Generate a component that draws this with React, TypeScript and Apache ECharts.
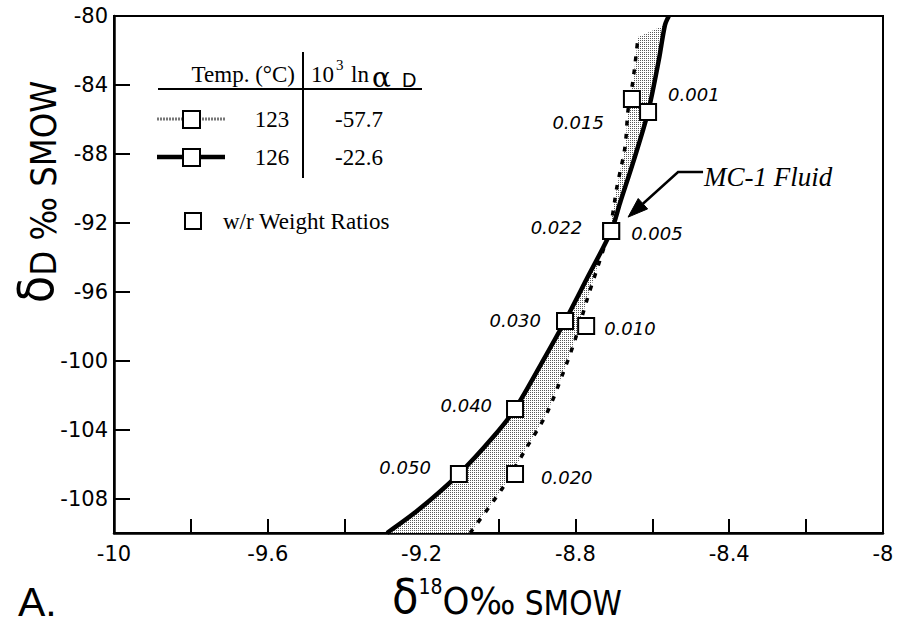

---

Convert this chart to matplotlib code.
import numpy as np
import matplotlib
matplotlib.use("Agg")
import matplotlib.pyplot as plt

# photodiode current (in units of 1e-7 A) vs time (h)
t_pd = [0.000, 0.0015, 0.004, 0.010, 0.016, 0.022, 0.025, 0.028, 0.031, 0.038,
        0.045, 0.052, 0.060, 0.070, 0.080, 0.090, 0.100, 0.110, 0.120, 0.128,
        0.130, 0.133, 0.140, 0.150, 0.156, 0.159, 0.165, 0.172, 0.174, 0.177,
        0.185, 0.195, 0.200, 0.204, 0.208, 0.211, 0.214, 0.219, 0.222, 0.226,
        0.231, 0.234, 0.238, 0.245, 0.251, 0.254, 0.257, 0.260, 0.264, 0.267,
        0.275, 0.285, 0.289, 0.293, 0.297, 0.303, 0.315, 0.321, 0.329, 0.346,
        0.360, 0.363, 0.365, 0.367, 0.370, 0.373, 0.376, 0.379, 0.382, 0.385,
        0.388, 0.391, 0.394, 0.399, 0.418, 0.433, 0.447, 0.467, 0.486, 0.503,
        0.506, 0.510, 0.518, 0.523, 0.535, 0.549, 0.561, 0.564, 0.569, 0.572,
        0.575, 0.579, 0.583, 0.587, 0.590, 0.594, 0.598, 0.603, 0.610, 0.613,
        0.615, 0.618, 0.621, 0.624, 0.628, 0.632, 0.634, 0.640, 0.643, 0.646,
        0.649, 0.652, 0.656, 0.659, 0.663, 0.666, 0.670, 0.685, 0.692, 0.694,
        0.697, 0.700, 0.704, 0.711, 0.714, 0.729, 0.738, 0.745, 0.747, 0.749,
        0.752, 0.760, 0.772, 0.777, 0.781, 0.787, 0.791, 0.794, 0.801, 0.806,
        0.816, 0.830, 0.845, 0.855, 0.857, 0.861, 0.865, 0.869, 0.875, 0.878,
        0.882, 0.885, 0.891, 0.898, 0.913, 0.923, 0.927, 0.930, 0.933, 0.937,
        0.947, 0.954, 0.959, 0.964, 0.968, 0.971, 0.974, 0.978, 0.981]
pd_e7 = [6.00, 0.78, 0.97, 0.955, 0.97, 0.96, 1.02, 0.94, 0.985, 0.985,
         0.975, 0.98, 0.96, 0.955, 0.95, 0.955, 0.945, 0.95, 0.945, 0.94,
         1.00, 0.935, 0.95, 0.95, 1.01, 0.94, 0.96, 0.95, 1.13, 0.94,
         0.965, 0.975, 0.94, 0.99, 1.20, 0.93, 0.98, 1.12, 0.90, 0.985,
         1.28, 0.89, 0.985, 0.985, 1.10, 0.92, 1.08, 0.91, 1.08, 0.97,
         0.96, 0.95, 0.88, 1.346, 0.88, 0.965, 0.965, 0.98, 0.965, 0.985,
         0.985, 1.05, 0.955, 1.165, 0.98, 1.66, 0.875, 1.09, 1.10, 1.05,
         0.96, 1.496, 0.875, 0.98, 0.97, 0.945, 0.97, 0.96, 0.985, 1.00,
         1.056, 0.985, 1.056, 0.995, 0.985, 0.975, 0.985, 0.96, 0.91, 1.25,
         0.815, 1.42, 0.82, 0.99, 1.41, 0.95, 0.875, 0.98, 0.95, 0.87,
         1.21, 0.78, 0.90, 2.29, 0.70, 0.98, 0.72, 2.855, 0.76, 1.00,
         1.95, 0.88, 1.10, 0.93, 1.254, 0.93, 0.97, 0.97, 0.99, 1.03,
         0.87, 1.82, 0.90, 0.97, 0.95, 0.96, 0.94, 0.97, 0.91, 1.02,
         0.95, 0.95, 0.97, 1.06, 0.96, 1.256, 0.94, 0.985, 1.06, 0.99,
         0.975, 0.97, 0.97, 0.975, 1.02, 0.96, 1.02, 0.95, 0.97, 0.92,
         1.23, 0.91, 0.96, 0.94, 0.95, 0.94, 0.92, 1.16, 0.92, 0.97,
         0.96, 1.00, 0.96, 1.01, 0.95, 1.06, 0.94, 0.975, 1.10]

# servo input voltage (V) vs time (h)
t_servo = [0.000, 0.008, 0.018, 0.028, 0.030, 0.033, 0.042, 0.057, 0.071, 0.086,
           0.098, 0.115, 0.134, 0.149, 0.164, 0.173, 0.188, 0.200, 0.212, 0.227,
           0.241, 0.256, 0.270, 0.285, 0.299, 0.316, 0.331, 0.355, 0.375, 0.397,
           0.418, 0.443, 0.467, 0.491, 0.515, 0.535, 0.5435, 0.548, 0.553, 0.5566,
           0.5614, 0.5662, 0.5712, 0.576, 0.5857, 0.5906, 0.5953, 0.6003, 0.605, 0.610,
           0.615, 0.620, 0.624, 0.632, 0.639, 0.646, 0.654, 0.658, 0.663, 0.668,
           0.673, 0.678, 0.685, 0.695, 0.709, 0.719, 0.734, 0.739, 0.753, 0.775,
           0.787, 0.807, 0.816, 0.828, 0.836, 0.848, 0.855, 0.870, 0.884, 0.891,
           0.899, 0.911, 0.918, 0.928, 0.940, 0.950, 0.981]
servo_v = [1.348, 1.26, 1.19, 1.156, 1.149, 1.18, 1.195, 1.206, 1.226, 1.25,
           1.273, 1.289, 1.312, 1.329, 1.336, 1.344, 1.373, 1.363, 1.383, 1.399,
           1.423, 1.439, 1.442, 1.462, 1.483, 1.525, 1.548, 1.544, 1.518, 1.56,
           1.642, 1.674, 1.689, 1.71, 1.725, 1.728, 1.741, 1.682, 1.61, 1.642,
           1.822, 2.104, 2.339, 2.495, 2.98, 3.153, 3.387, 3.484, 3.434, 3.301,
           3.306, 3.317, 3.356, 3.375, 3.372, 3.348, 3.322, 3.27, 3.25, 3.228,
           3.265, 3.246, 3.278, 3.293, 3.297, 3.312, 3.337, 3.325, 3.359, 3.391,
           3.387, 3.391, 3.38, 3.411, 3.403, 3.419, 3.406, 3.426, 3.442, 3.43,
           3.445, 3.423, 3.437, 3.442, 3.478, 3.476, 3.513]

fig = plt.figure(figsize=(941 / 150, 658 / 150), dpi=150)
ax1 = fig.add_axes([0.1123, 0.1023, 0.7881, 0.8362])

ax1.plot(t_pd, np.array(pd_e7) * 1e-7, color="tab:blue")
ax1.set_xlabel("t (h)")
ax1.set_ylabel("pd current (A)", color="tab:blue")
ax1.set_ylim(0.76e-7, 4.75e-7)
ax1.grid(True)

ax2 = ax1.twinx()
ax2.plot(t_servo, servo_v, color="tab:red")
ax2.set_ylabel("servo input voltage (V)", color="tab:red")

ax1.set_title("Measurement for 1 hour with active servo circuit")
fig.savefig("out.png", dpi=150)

SHORT PROBLEM >>
All lines above from the one containing "Convert this chart to matplotlib code." to the one containing "import matplotlib.pyplot as plt" must be repeated exactly, both lines included, and no others.

RIGHT ANSWER >>
Convert this chart to matplotlib code.
import numpy as np
import matplotlib
matplotlib.use("Agg")
import matplotlib.pyplot as plt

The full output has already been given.